Ethiopian Mustard a New Crop for the Panhandle
Jim Marois, Professor of Plant Pathology, NFREC-Quincy
Researchers at the UF/IFAS North Florida Research and Education Center (NFREC) are working on a new winter crop for the Southeast U.S. Ethiopian mustard, Brassica carinata is an oil seed crop that can be used to make an excellent biofuel.
Because Ethiopian mustard is a cool season crop, it could be grown in rotation with the traditional warm season crops grown in the region. The plant looks a lot like canola, with similar production techniques, planting in the fall and harvesting by April. Ethiopian mustard produces a unique oil that can quickly be converted to a 100 percent drop-in jet fuel.

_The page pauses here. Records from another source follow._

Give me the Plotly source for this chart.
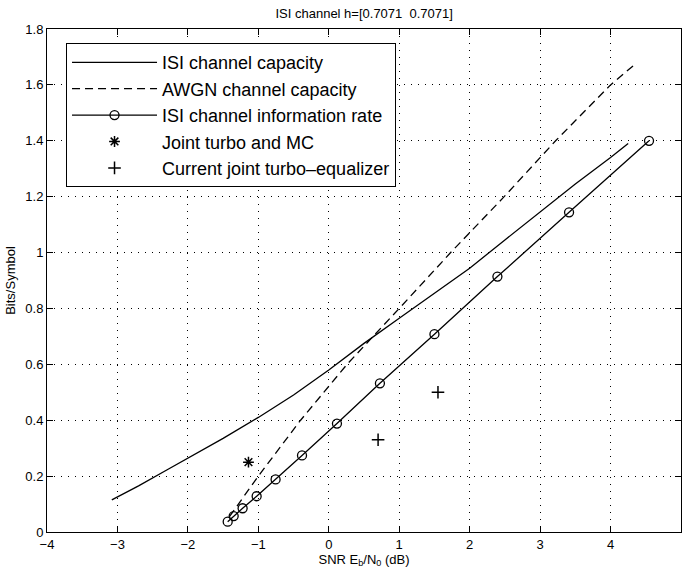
import plotly.graph_objects as go

# ISI channel capacity (solid)
cap_x = [-3.08, -2.7, -2.3, -2.0, -1.5, -1.0, -0.5, 0.0, 0.5, 1.0, 1.5, 2.0, 2.5, 3.0, 3.5, 4.0, 4.25]
cap_y = [0.115, 0.165, 0.222, 0.265, 0.335, 0.41, 0.49, 0.58, 0.675, 0.765, 0.855, 0.944, 1.045, 1.144, 1.245, 1.34, 1.39]

# AWGN channel capacity (dashed)
awgn_x = [-1.41, -1.0, -0.40, 0.26, 1.0, 1.73, 2.49, 3.22, 4.0, 4.32]
awgn_y = [0.055, 0.2, 0.4, 0.6, 0.8, 1.0, 1.2, 1.4, 1.6, 1.668]

# ISI channel information rate (circles)
rate_x = [-1.435, -1.35, -1.223, -1.024, -0.755, -0.38, 0.116, 0.726, 1.50, 2.394, 3.411, 4.546]
rate_y = [0.037, 0.057, 0.085, 0.128, 0.188, 0.274, 0.388, 0.532, 0.708, 0.914, 1.144, 1.40]

# Joint turbo and MC
mc_x = [-1.14]
mc_y = [0.25]

# Current joint turbo-equalizer
eq_x = [0.70, 1.55]
eq_y = [0.33, 0.50]

x_ticks = [-4, -3, -2, -1, 0, 1, 2, 3, 4, 5]
y_ticks = [0, 0.2, 0.4, 0.6, 0.8, 1, 1.2, 1.4, 1.6, 1.8]
y_ticktext = ["0", "0.2", "0.4", "0.6", "0.8", "1", "1.2", "1.4", "1.6", "1.8"]

FONT = "Liberation Sans, Arial, sans-serif"

fig = go.Figure()
fig.add_trace(go.Scatter(x=cap_x, y=cap_y, mode="lines", name="ISI channel capacity",
                         line=dict(color="black", width=1.3)))
fig.add_trace(go.Scatter(x=awgn_x, y=awgn_y, mode="lines", name="AWGN channel capacity",
                         line=dict(color="black", width=1.3, dash="8px,5px")))
fig.add_trace(go.Scatter(x=rate_x, y=rate_y, mode="lines+markers", name="ISI channel information rate",
                         line=dict(color="black", width=1.3),
                         marker=dict(symbol="circle-open", size=9, color="black", line=dict(width=1.3))))
fig.add_trace(go.Scatter(x=mc_x, y=mc_y, mode="markers", name="Joint turbo and MC",
                         marker=dict(symbol="asterisk-open", size=9, color="black", line=dict(width=1.5))))
fig.add_trace(go.Scatter(x=eq_x, y=eq_y, mode="markers", name="Current joint turbo\u2013equalizer",
                         marker=dict(symbol="cross-thin-open", size=9, color="black", line=dict(width=1.5))))

axis_common = dict(
    showline=True, linecolor="black", linewidth=1, mirror="ticks",
    ticks="inside", ticklen=6, tickcolor="black", tickwidth=1,
    showgrid=True, gridcolor="black", gridwidth=1, griddash="1px,6px",
    zeroline=False, tickfont=dict(family=FONT, size=13, color="black"),
)

fig.update_xaxes(range=[-4, 5], tickvals=x_ticks, **axis_common,
                 title=dict(text="SNR E<sub>b</sub>/N<sub>0</sub> (dB)",
                            font=dict(family=FONT, size=13, color="black"), standoff=2))
fig.update_yaxes(range=[0, 1.8], tickvals=y_ticks, ticktext=y_ticktext, **axis_common,
                 title=dict(text="Bits/Symbol", font=dict(family=FONT, size=13, color="black"), standoff=6))

fig.update_layout(
    width=682, height=573,
    margin=dict(l=47, r=1, t=29, b=41),
    paper_bgcolor="white", plot_bgcolor="white",
    title=dict(text="ISI channel h=[0.7071&nbsp;&nbsp;0.7071]", x=0.534, xanchor="center",
               y=1 - 13 / 573, yanchor="middle", font=dict(family=FONT, size=13, color="black")),
    legend=dict(x=0.03, y=0.972, xanchor="left", yanchor="top",
                bgcolor="white", bordercolor="black", borderwidth=1,
                font=dict(family=FONT, size=18, color="black"),
                itemwidth=85, tracegroupgap=0),
    showlegend=True,
)

fig.write_html("out.html")
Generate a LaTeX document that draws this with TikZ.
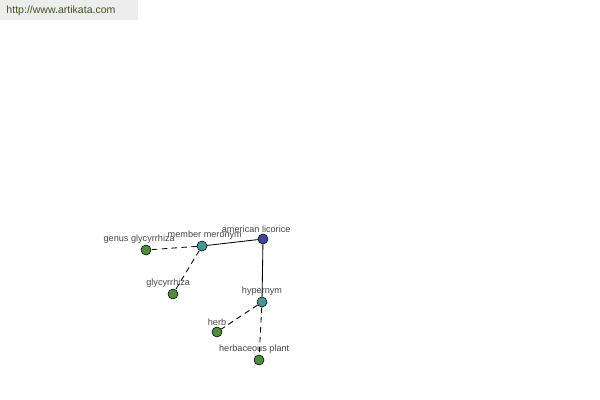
\documentclass[tikz,border=0pt]{standalone}
\usepackage{fontspec}
\setmainfont{Liberation Sans}
\usetikzlibrary{positioning}

\definecolor{hubblue}{RGB}{62,72,150}
\definecolor{reltea}{RGB}{72,150,150}
\definecolor{leafgreen}{RGB}{78,140,62}
\definecolor{labelgray}{RGB}{70,70,70}
\definecolor{urlgreen}{RGB}{60,85,30}

\begin{document}
\begin{tikzpicture}[x=0.025cm, y=-0.025cm,
  every node/.style={font=\fontsize{6.5}{7}\selectfont},
  dot/.style 2 args={circle, draw=black, line width=0.4pt, minimum size=0.25cm, inner sep=0pt,
    label={[text=labelgray, inner sep=0.5pt, label distance=0.3pt, xshift=#2]above:#1}},
  hub/.style 2 args={dot={#1}{#2}, fill=hubblue},
  rel/.style 2 args={dot={#1}{#2}, fill=reltea},
  word/.style 2 args={dot={#1}{#2}, fill=leafgreen},
  link/.style={line width=0.6pt},
  weak/.style={line width=0.6pt, dash pattern=on 4pt off 3pt}]
\useasboundingbox (0,0) rectangle (600,400);
\fill[black!7] (0,0) rectangle (138,20);
\node[text=urlgreen, font=\fontsize{7.5}{8}\selectfont] (url) at (61,11) {http://www.artikata.com};
% centre and relations
\node[hub={american licorice}{-0.17cm}] (licorice) at (263,239) {};
\node[rel={member meronym}{0.07cm}] (meronym) at (202,246) {};
\node[rel={hypernym}{0cm}] (hypernym) at (262,302) {};
% words
\node[word={genus glycyrrhiza}{-0.17cm}] (genus) at (146,250) {};
\node[word={glycyrrhiza}{-0.12cm}] (glycyrrhiza) at (173,294) {};
\node[word={herb}{0cm}] (herb) at (217,332) {};
\node[word={herbaceous plant}{-0.12cm}] (herbaceous) at (259,360) {};
\draw[link] (licorice) -- (meronym);
\draw[link] (licorice) -- (hypernym);
\draw[weak] (meronym) -- (genus);
\draw[weak] (meronym) -- (glycyrrhiza);
\draw[weak] (hypernym) -- (herb);
\draw[weak] (hypernym) -- (herbaceous);
\end{tikzpicture}
\end{document}
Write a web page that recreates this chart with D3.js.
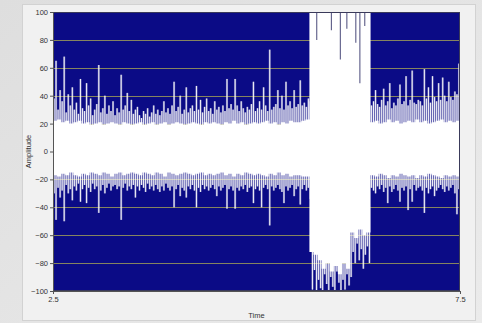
<!DOCTYPE html>
<html>
<head>
<meta charset="utf-8">
<script src="https://cdn.jsdelivr.net/npm/d3@7/dist/d3.min.js"></script>
<style>
  html, body { margin: 0; padding: 0; background: #e2e2e2; }
  svg { display: block; }
</style>
</head>
<body>
<div id="chart"></div>
<script>
// ---- data ----
const timeStart = 2.5;
const timeEnd = 7.5;
const binStep = 0.025;   // one max/min pair per bin
const coreStep = 0.05;   // solid white band around zero
const yTicks = [-100, -80, -60, -40, -20, 0, 20, 40, 60, 80, 100];
const gridLevels = [-80, -60, -40, -20, 20, 40, 60, 80];
const xTicks = [2.5, 7.5];

// column maxima (Amplitude), one per 0.025 s bin
const peakHigh = [
  38, 65, 30, 44, 36, 68, 28, 41, 33, 46,
  30, 35, 27, 52, 31, 29, 49, 33, 38, 26,
  30, 34, 62, 28, 31, 40, 27, 33, 29, 36,
  26, 31, 28, 55, 30, 33, 42, 29, 37, 27,
  30, 32, 26, 24, 29, 27, 31, 25, 28, 33,
  27, 30, 26, 29, 36, 28, 31, 27, 33, 50,
  29, 32, 40, 27, 30, 46, 28, 31, 33, 29,
  47, 30, 37, 28, 32, 38, 29, 31, 27, 36,
  30, 32, 28, 33, 29, 52, 31, 34, 30, 52,
  33, 29, 36, 31, 28, 32, 30, 34, 50, 29,
  31, 36, 30, 46, 33, 29, 73, 30, 32, 34,
  44, 31, 40, 30, 50, 33, 36, 31, 44, 32,
  34, 51, 33, 35, 32, 38, 36, 100, 100, 100,
  100, 100, 100, 100, 100, 100, 100, 100, 100, 100,
  100, 100, 100, 100, 100, 100, 100, 100, 100, 100,
  100, 100, 100, 100, 100, 100, 33, 36, 44, 34,
  32, 37, 45, 33, 36, 49, 31, 35, 33, 38,
  48, 34, 36, 54, 33, 37, 58, 35, 34, 37,
  36, 33, 59, 38, 46, 35, 54, 39, 36, 49,
  37, 53, 40, 36, 50, 39, 37, 43, 41, 63
];

// column minima, same bins
const peakLow = [
  -30, -49, -26, -33, -28, -50, -24, -30, -27, -35,
  -25, -28, -23, -36, -27, -24, -37, -26, -29, -23,
  -27, -25, -44, -28, -24, -30, -26, -23, -28, -25,
  -24, -27, -25, -49, -26, -23, -28, -25, -27, -24,
  -33, -25, -28, -24, -26, -29, -23, -27, -25, -28,
  -24, -27, -29, -25, -28, -23, -26, -28, -25, -40,
  -27, -24, -32, -26, -28, -33, -25, -27, -24, -28,
  -40, -26, -29, -24, -27, -25, -28, -26, -24, -27,
  -32, -25, -28, -26, -24, -41, -27, -25, -28, -41,
  -26, -28, -25, -27, -24, -29, -26, -25, -37, -27,
  -25, -28, -40, -26, -24, -27, -53, -25, -28, -26,
  -24, -27, -29, -37, -25, -28, -26, -24, -32, -27,
  -25, -38, -27, -24, -28, -26, -34, -99, -85, -100,
  -92, -98, -100, -88, -95, -100, -90, -97, -100, -86,
  -94, -100, -92, -99, -88, -96, -90, -72, -80, -66,
  -78, -70, -84, -74, -68, -80, -26, -28, -30, -25,
  -27, -24, -29, -26, -37, -25, -29, -27, -24, -28,
  -36, -26, -28, -25, -42, -27, -36, -24, -28, -26,
  -25, -28, -44, -26, -30, -27, -25, -32, -28, -26,
  -24, -27, -29, -25, -28, -26, -24, -30, -45, -27
];

// solid band edges, one per 0.05 s
const coreHigh = [
  22, 23, 21, 22, 20, 21, 22, 20, 21, 19,
  20, 21, 19, 20, 21, 20, 19, 21, 20, 19,
  20, 21, 19, 20, 21, 19, 20, 21, 19, 20,
  21, 20, 19, 20, 21, 20, 19, 21, 20, 21,
  20, 19, 21, 20, 22, 20, 21, 19, 20, 21,
  20, 21, 22, 20, 21, 19, 21, 20, 22, 21,
  21, 22, 23, 100, 100, 100, 100, 100, 100, 100,
  100, 100, 100, 100, 100, 100, 100, 100, 21, 22,
  20, 21, 23, 21, 22, 20, 21, 22, 21, 23,
  21, 22, 20, 21, 22, 23, 21, 22, 21, 22,
  22
];
const coreLow = [
  -17, -18, -16, -17, -15, -17, -18, -16, -17, -15,
  -16, -17, -15, -16, -18, -16, -15, -17, -16, -15,
  -16, -17, -15, -16, -17, -15, -16, -18, -15, -16,
  -17, -16, -15, -16, -17, -16, -15, -17, -16, -17,
  -16, -15, -17, -16, -18, -16, -17, -15, -16, -17,
  -16, -17, -18, -16, -17, -15, -17, -16, -18, -17,
  -17, -18, -18, -72, -74, -78, -84, -80, -86, -82,
  -88, -80, -84, -58, -62, -56, -60, -58, -17, -18,
  -16, -17, -19, -17, -18, -16, -17, -18, -17, -19,
  -17, -18, -16, -17, -18, -19, -17, -18, -17, -18,
  -18
];

// columns inside the burst whose maximum stayed below full scale
const gapTimes = [5.74, 5.92, 6.03, 6.11, 6.22, 6.27, 6.33];
const gapLevels = [80, 87, 66, 88, 78, 49, 90];

// ---- layout ----
const width = 482;
const height = 323;
const plot = { left: 53, top: 12, right: 460, bottom: 291 };
const font = '"Liberation Sans", Arial, sans-serif';

const svg = d3.select('#chart')
  .append('svg')
  .attr('width', width)
  .attr('height', height);

// Background and panel
const defs = svg.append('defs');
const bg = defs.append('linearGradient')
  .attr('id', 'bg')
  .attr('x1', 0).attr('y1', 0).attr('x2', 1).attr('y2', 1);
bg.append('stop').attr('offset', '0%').attr('stop-color', '#dedede');
bg.append('stop').attr('offset', '100%').attr('stop-color', '#ebebeb');

svg.append('rect')
  .attr('width', width)
  .attr('height', height)
  .attr('fill', 'url(#bg)');

svg.append('rect')
  .attr('x', 22.5).attr('y', 4.5)
  .attr('width', 453).attr('height', 316)
  .attr('fill', '#f1f1f1')
  .attr('stroke', '#d2d2d2');

defs.append('clipPath')
  .attr('id', 'plot-clip')
  .append('rect')
  .attr('x', plot.left).attr('y', plot.top)
  .attr('width', plot.right - plot.left)
  .attr('height', plot.bottom - plot.top);

// Scales
const x = d3.scaleLinear().domain([timeStart, timeEnd]).range([plot.left, plot.right]);
const y = d3.scaleLinear().domain([-100, 100]).range([plot.bottom, plot.top]);

const g = svg.append('g').attr('clip-path', 'url(#plot-clip)');

g.append('rect')
  .attr('x', plot.left).attr('y', plot.top)
  .attr('width', plot.right - plot.left)
  .attr('height', plot.bottom - plot.top)
  .attr('fill', '#0b0b86');

// Grid
g.selectAll('.grid')
  .data(gridLevels)
  .enter()
  .append('line')
  .attr('class', 'grid')
  .attr('x1', plot.left).attr('x2', plot.right)
  .attr('y1', d => Math.round(y(d)) + 0.5)
  .attr('y2', d => Math.round(y(d)) + 0.5)
  .attr('stroke', '#86845f')
  .attr('stroke-width', 1);

// Spikes: one line per bin, from min to max
const bins = peakHigh.map((hi, i) => ({
  t: timeStart + (i + 0.5) * binStep,
  hi: hi,
  lo: peakLow[i]
}));

// soft halo so neighbouring bins merge into a dense fringe
g.selectAll('.spike-halo')
  .data(bins)
  .enter()
  .append('line')
  .attr('class', 'spike-halo')
  .attr('x1', d => x(d.t)).attr('x2', d => x(d.t))
  .attr('y1', d => y(d.lo)).attr('y2', d => y(d.hi))
  .attr('stroke', '#e6e6f2')
  .attr('stroke-opacity', 0.45)
  .attr('stroke-width', 2.1);

g.selectAll('.spike')
  .data(bins)
  .enter()
  .append('line')
  .attr('class', 'spike')
  .attr('x1', d => x(d.t)).attr('x2', d => x(d.t))
  .attr('y1', d => y(d.lo)).attr('y2', d => y(d.hi))
  .attr('stroke', '#ffffff')
  .attr('stroke-opacity', 0.9)
  .attr('stroke-width', 1);

// Solid band
const core = coreHigh.map((hi, k) => ({
  t: timeStart + k * coreStep,
  hi: hi,
  lo: coreLow[k]
}));

g.append('path')
  .datum(core)
  .attr('d', d3.area()
    .x(d => x(d.t))
    .y0(d => y(d.lo))
    .y1(d => y(d.hi))
    .curve(d3.curveStepAfter))
  .attr('fill', '#ffffff');

// Burst columns that did not reach full scale
g.selectAll('.gap')
  .data(gapTimes.map((t, i) => ({ t: t, v: gapLevels[i] })))
  .enter()
  .append('line')
  .attr('class', 'gap')
  .attr('x1', d => x(d.t)).attr('x2', d => x(d.t))
  .attr('y1', y(100)).attr('y2', d => y(d.v))
  .attr('stroke', '#5a5a86')
  .attr('stroke-width', 1.1);

// Frame
svg.append('rect')
  .attr('x', plot.left + 0.5).attr('y', plot.top + 0.5)
  .attr('width', plot.right - plot.left - 1)
  .attr('height', plot.bottom - plot.top - 1)
  .attr('fill', 'none')
  .attr('stroke', '#3a3a5a')
  .attr('stroke-width', 1);

// Axes
const yAxis = svg.append('g')
  .attr('transform', `translate(${plot.left},0)`)
  .call(d3.axisLeft(y).tickValues(yTicks).tickSize(3).tickPadding(2));

const xAxis = svg.append('g')
  .attr('transform', `translate(0,${plot.bottom})`)
  .call(d3.axisBottom(x).tickValues(xTicks).tickFormat(d3.format('.1f')).tickSize(3).tickPadding(3));

[yAxis, xAxis].forEach(ax => {
  ax.select('.domain').attr('stroke', '#555');
  ax.selectAll('.tick line').attr('stroke', '#555');
  ax.selectAll('.tick text')
    .attr('fill', '#333')
    .style('font-family', font)
    .style('font-size', '7.5px');
});

// Axis titles
svg.append('text')
  .attr('transform', `translate(31,${(plot.top + plot.bottom) / 2}) rotate(-90)`)
  .attr('text-anchor', 'middle')
  .style('font-family', font)
  .style('font-size', '7.5px')
  .attr('fill', '#333')
  .text('Amplitude');

svg.append('text')
  .attr('x', (plot.left + plot.right) / 2)
  .attr('y', 318)
  .attr('text-anchor', 'middle')
  .style('font-family', font)
  .style('font-size', '7.5px')
  .attr('fill', '#333')
  .text('Time');
</script>
</body>
</html>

NFREC Scientists have received several grants, one from the Florida Department of Agriculture and Consumer Services (FDACS), to develop it as a crop. They are cooperating with Applied Research Associates, an engineering firm in Panama City, for the fuel conversion technology, and Agrisoma Biosciences, a Canadian plant breeding firm, has developed the breeding lines. NFREC Scientists will be testing over 6000 lines at NFREC-Quincy this winter, and have contracted a 25 acre field plot with a farmer in Calhoun County. The goal is to identfy lines able to produce 200 gallons of fuel per acre. They are also looking at feeding the by-product press cake to cattle as a feed supplement. This research will be conducted at the feed efficiency facilities at NFREC-Marianna. NFREC Scientists are also interested in the possibility that Ethiopian mustard will improve soil conservation as a winter cover crop, and possibly even reduce nematodes the following season.
If successful, Ethiopian mustard could offer a new income stream to farmers in the Southeast. Especially since it can be grown on land that has traditionally been fallow, or used only for cover crops during the winter.